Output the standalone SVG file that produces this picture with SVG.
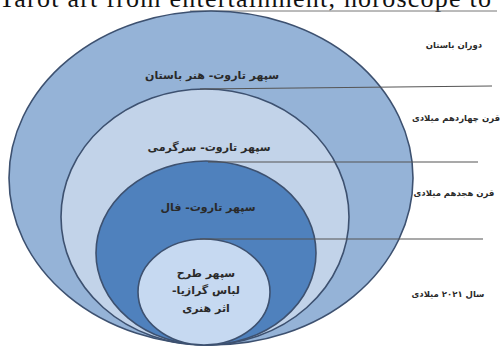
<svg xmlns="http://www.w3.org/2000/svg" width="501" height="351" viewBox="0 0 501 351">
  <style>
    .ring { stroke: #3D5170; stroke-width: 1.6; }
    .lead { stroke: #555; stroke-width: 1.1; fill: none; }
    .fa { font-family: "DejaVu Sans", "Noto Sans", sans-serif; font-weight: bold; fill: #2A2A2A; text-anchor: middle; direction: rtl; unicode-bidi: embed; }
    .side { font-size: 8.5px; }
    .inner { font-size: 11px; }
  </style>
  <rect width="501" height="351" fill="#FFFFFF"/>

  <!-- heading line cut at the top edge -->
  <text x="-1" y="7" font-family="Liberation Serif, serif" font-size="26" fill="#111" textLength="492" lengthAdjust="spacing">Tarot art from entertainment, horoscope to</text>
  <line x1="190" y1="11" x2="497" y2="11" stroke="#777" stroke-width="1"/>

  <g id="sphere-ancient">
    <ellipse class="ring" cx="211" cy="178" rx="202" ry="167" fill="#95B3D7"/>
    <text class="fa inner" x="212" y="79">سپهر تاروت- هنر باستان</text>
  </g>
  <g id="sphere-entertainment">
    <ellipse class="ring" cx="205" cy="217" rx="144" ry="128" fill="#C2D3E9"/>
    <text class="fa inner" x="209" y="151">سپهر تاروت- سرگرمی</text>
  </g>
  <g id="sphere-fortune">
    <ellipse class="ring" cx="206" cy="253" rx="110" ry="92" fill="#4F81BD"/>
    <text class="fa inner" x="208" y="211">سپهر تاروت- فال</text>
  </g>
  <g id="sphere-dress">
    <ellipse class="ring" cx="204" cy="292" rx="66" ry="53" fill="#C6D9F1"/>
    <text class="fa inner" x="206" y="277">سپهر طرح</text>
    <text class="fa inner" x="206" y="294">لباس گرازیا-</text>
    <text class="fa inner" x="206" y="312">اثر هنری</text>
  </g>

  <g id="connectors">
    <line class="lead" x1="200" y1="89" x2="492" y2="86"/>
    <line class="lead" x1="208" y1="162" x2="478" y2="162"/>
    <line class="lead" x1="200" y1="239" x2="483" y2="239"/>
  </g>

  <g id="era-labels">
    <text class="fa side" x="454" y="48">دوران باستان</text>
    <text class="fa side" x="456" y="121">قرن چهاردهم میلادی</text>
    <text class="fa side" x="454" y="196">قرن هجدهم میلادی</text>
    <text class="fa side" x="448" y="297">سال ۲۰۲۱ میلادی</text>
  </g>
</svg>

**Aim:** Copy the listing over exactly, skipping the pictures it holds.

**Finished exercise:**
Output the standalone SVG file that produces this picture with SVG.
<svg xmlns="http://www.w3.org/2000/svg" width="501" height="351" viewBox="0 0 501 351">
  <style>
    .ring { stroke: #3D5170; stroke-width: 1.6; }
    .lead { stroke: #555; stroke-width: 1.1; fill: none; }
    .fa { font-family: "DejaVu Sans", "Noto Sans", sans-serif; font-weight: bold; fill: #2A2A2A; text-anchor: middle; direction: rtl; unicode-bidi: embed; }
    .side { font-size: 8.5px; }
    .inner { font-size: 11px; }
  </style>
  <rect width="501" height="351" fill="#FFFFFF"/>

  <!-- heading line cut at the top edge -->
  <text x="-1" y="7" font-family="Liberation Serif, serif" font-size="26" fill="#111" textLength="492" lengthAdjust="spacing">Tarot art from entertainment, horoscope to</text>
  <line x1="190" y1="11" x2="497" y2="11" stroke="#777" stroke-width="1"/>

  <g id="sphere-ancient">
    <ellipse class="ring" cx="211" cy="178" rx="202" ry="167" fill="#95B3D7"/>
    <text class="fa inner" x="212" y="79">سپهر تاروت- هنر باستان</text>
  </g>
  <g id="sphere-entertainment">
    <ellipse class="ring" cx="205" cy="217" rx="144" ry="128" fill="#C2D3E9"/>
    <text class="fa inner" x="209" y="151">سپهر تاروت- سرگرمی</text>
  </g>
  <g id="sphere-fortune">
    <ellipse class="ring" cx="206" cy="253" rx="110" ry="92" fill="#4F81BD"/>
    <text class="fa inner" x="208" y="211">سپهر تاروت- فال</text>
  </g>
  <g id="sphere-dress">
    <ellipse class="ring" cx="204" cy="292" rx="66" ry="53" fill="#C6D9F1"/>
    <text class="fa inner" x="206" y="277">سپهر طرح</text>
    <text class="fa inner" x="206" y="294">لباس گرازیا-</text>
    <text class="fa inner" x="206" y="312">اثر هنری</text>
  </g>

  <g id="connectors">
    <line class="lead" x1="200" y1="89" x2="492" y2="86"/>
    <line class="lead" x1="208" y1="162" x2="478" y2="162"/>
    <line class="lead" x1="200" y1="239" x2="483" y2="239"/>
  </g>

  <g id="era-labels">
    <text class="fa side" x="454" y="48">دوران باستان</text>
    <text class="fa side" x="456" y="121">قرن چهاردهم میلادی</text>
    <text class="fa side" x="454" y="196">قرن هجدهم میلادی</text>
    <text class="fa side" x="448" y="297">سال ۲۰۲۱ میلادی</text>
  </g>
</svg>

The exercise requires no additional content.